**What you are asked to do**. Pick out all lines in the listing holding the string "code" and copy them.

[Record extracts start]

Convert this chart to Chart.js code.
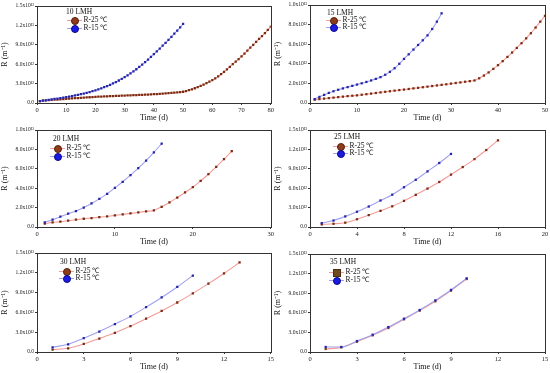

[Record extracts end]
[Record extracts start]

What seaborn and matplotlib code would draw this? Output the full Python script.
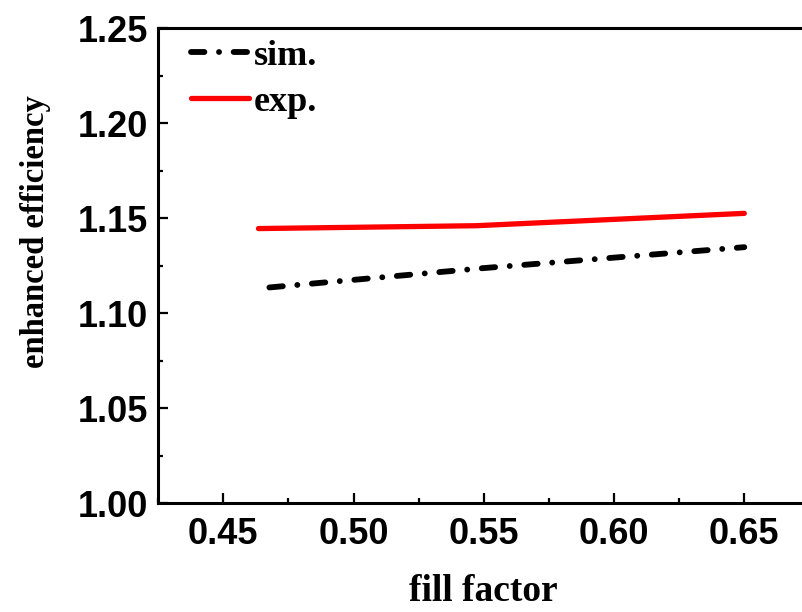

[Record extracts end]
[Record extracts start]

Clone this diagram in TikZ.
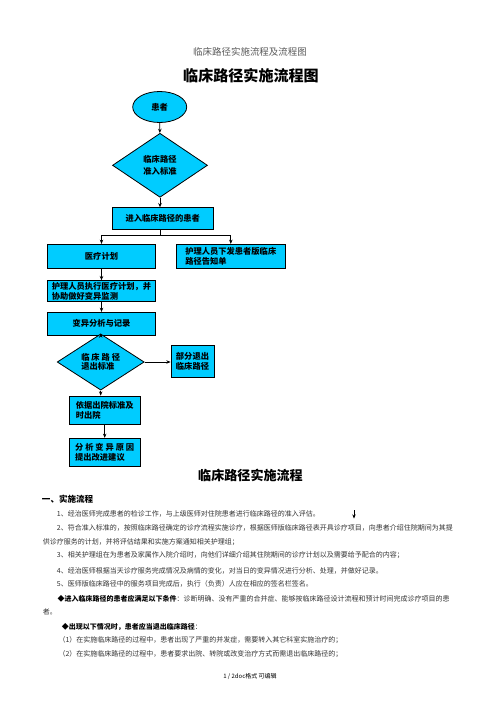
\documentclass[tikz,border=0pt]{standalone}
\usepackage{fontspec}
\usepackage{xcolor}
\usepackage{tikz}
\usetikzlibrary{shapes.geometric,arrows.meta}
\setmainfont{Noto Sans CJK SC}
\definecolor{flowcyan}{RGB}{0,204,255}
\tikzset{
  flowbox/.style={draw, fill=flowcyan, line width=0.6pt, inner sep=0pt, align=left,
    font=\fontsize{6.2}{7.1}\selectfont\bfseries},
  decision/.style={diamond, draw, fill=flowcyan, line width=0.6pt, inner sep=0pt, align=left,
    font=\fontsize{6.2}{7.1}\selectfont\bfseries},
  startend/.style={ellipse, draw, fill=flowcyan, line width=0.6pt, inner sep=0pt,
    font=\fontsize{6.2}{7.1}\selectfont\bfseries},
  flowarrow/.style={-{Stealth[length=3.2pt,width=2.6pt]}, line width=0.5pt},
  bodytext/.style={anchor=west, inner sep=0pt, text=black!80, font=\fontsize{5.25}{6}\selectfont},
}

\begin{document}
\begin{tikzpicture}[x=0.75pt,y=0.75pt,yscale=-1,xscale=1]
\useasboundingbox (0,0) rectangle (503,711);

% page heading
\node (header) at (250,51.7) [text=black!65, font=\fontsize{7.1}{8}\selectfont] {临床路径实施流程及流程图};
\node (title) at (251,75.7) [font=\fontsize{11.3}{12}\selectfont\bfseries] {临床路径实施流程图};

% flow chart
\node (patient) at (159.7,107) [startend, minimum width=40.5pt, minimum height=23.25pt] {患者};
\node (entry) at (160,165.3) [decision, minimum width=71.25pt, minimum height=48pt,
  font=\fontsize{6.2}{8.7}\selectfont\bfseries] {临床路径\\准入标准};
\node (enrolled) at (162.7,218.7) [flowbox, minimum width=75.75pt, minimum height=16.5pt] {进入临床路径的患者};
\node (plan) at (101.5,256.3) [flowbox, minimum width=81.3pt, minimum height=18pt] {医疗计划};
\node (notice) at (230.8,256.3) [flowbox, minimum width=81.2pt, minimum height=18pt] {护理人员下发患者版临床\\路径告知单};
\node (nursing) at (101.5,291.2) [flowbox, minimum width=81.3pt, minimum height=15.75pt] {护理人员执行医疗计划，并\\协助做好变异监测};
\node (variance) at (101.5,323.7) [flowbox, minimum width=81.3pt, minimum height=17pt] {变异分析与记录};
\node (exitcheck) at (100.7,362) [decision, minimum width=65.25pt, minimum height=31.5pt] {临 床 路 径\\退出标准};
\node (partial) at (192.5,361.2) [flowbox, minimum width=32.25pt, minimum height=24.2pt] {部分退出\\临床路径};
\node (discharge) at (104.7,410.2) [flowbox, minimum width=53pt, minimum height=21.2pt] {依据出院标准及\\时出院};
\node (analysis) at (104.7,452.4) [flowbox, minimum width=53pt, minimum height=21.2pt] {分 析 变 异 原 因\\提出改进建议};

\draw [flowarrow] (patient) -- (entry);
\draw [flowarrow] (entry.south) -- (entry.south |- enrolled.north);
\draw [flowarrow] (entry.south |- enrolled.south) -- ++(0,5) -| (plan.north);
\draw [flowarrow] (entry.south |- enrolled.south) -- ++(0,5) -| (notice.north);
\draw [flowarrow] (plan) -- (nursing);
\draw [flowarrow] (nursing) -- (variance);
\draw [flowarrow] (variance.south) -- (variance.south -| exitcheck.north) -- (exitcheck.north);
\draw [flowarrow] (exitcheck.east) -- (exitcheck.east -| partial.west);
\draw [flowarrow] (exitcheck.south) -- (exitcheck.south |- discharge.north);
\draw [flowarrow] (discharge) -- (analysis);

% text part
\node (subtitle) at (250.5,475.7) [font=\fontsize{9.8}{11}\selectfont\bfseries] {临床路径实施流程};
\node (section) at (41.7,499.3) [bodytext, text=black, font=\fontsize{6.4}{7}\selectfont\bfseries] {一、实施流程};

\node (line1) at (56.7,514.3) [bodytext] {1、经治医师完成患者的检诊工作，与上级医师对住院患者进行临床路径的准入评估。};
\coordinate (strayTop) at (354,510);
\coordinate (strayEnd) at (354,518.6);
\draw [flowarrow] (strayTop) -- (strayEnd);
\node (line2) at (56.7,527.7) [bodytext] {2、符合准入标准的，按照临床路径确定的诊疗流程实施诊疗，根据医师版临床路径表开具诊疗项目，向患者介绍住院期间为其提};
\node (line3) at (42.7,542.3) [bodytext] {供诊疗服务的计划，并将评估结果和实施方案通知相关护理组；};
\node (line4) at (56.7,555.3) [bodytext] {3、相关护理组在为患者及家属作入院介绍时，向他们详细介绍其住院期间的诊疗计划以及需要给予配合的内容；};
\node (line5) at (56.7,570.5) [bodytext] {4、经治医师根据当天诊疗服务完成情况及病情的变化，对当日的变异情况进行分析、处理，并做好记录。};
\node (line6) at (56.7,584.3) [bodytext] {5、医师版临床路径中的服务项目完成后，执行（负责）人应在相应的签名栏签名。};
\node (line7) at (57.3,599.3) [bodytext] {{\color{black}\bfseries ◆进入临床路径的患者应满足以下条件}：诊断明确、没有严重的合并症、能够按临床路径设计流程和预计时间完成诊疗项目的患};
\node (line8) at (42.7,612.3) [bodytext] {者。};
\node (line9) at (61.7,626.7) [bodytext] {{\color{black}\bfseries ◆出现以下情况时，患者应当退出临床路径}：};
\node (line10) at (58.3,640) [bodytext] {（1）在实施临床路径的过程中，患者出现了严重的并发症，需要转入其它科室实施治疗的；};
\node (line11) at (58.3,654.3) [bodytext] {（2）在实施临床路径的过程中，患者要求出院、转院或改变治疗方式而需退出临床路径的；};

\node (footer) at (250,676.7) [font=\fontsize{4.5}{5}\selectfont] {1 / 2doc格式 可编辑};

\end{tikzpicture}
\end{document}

[Record extracts end]

**Written solution**.
Convert this chart to Chart.js code.
What seaborn and matplotlib code would draw this? Output the full Python script.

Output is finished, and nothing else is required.